Caddell leads the way to one of the shipping containers. Inside, two soldiers baby-sit three rows of Sun servers. “This is where the Global Command and Control System lives,” Caddell says. GCCS – known as “Geeks” to soldiers in the field — is the military’s HAL 9000. It’s an umbrella system that tracks every friendly tank, plane, ship, and soldier in the world in real time, plotting their positions as they move on a digital map. It can also show enemy locations gleaned from intelligence. “We’re in a whole different ball game from the last Gulf war,” Caddell says. “We had a secure network back in ‘91, but the bandwidth wasn’t there and the applications weren’t there. Now they are.”

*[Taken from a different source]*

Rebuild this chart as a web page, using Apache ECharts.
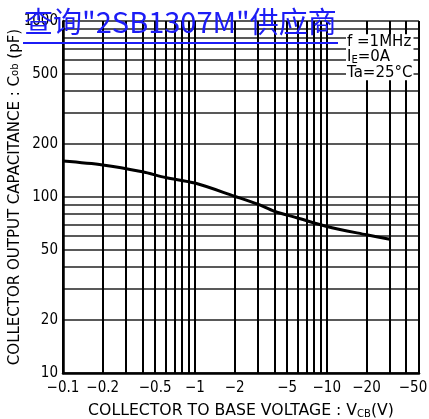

Quite honestly, the description of the communications technology is almost surreal. You know that the military is taking advantage of the developments of the Internet age and its subsequent revolution in communications, but it’s somehow hard to imagine a bunch of staff officers coming online using Microsoft Chat to communicate during a firefight while sitting in holes in the middle of the desert.

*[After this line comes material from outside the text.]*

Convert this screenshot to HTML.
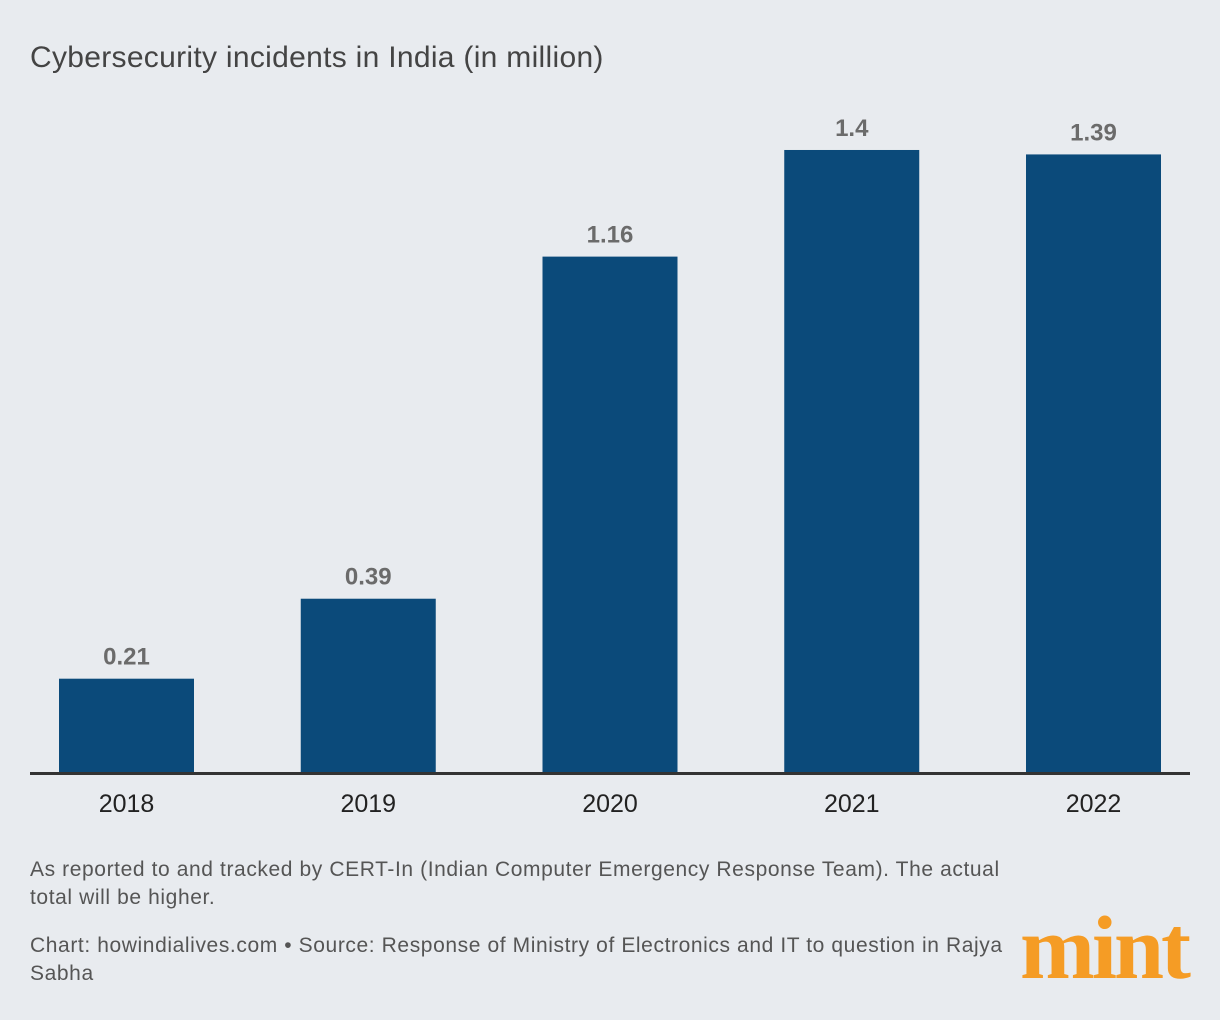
<!DOCTYPE html>
<html><head><meta charset="utf-8"><style>
body{margin:0;width:1220px;height:1020px;background:#e8ebef;font-family:"Liberation Sans",sans-serif;overflow:hidden;position:relative}
.t{position:absolute;color:#333}
</style></head><body>
<div class="t" style="left:30px;top:41px;font-size:30px;letter-spacing:0.3px;color:#444">Cybersecurity incidents in India (in million)</div>
<svg id="c" width="1220" height="840" style="position:absolute;left:0;top:0"></svg>
<div class="t" style="left:30px;top:856px;font-size:21px;line-height:28px;letter-spacing:0.6px;color:#555;width:1012px">As reported to and tracked by CERT-In (Indian Computer Emergency Response Team). The actual total will be higher.</div>
<div class="t" style="left:30px;top:932px;font-size:21px;line-height:28px;letter-spacing:0.6px;color:#555;width:1012px">Chart: howindialives.com • Source: Response of Ministry of Electronics and IT to question in Rajya Sabha</div>
<div class="t" style="left:1020px;top:904px;font-family:'Liberation Serif',serif;font-weight:bold;font-size:90px;color:#f59c25;letter-spacing:-3px;line-height:90px">mint</div>
<script>
const categories=["2018","2019","2020","2021","2022"];
const values=[0.21,0.39,1.16,1.4,1.39];
const labels=["0.21","0.39","1.16","1.4","1.39"];
const svg=document.getElementById('c');const NS='http://www.w3.org/2000/svg';
const base=772,k=444.3;
const y=v=>base-v*k;
const x=i=>59+i*241.75;
const bw=135;
function mk(t,a){const e=document.createElementNS(NS,t);for(const n in a)e.setAttribute(n,a[n]);svg.appendChild(e);return e;}
categories.forEach((c,i)=>{
 const r=mk('rect',{x:x(i),y:y(values[i]),width:bw,height:base-y(values[i]),fill:'#0b4a7a'});
 
 
 const l=mk('text',{x:x(i)+bw/2,y:y(values[i])-14,'text-anchor':'middle','font-size':24,'font-weight':'bold',fill:'#6b6b6b','font-family':'Liberation Sans'});
 l.textContent=labels[i];
 
 
 const t=mk('text',{x:x(i)+bw/2,y:812,'text-anchor':'middle','font-size':25,fill:'#222','font-family':'Liberation Sans'});
 t.textContent=c;
 
 
});
const ax=mk('rect',{x:30,y:772,width:1160,height:3,fill:'#333'});


</script>
</body></html>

“What’s funny about using Microsoft Chat,” he adds with a sly smile, “is that everybody has to chosen icon to represent themselves. Some of these guys haven’t bothered, so the program assigns them one. We’ll be in the middle of a battle and a bunch of field artillery colonels will come online in the form of these big-breasted blondes. We’ve got a few space aliens, too.”
Of course the system is not without problems. The Iraqi desert is a far-cry from the climate-controlled rooms that most of the equipment being deployed was designed for, so the system starts to break down above 100 degrees. People still get lost in the desert, and there is still fratricide. But this is the future, people, and in the future being able to communicate effectively and transmit large amounts of data back and forth will be as important as missiles and tanks (not to mention being a prerequisite for using missiles and tanks effectively). And if war is going to happen, it’s good to be the best at it, I suppose.
I enjoyed your post, but “And if war is going to happen, it’s good to be the best at it, I suppose.” stikes me as a singularly naive comment.
Left by Matthew B on May 22nd, 2003
Why?
Left by Scott on May 22nd, 2003
‘if war is going to happen’ - in the passive voice. To me that makes it sound as if war is something that has just happened to America, pretty much completely outside its control. Why are all these nasty people attacking us for no reason? Perhaps i’m reading too much into John’s statement.
Left by Matthew B on May 22nd, 2003
Eh, no, I was being pretty facetious with that. I do that a lot. In fact, I’m pretty much as far into the other camp as one can get
But I see what you mean, just taking what I said at face value.
Left by John on May 22nd, 2003
ha sorry then. it is fun to rant anywho. peace!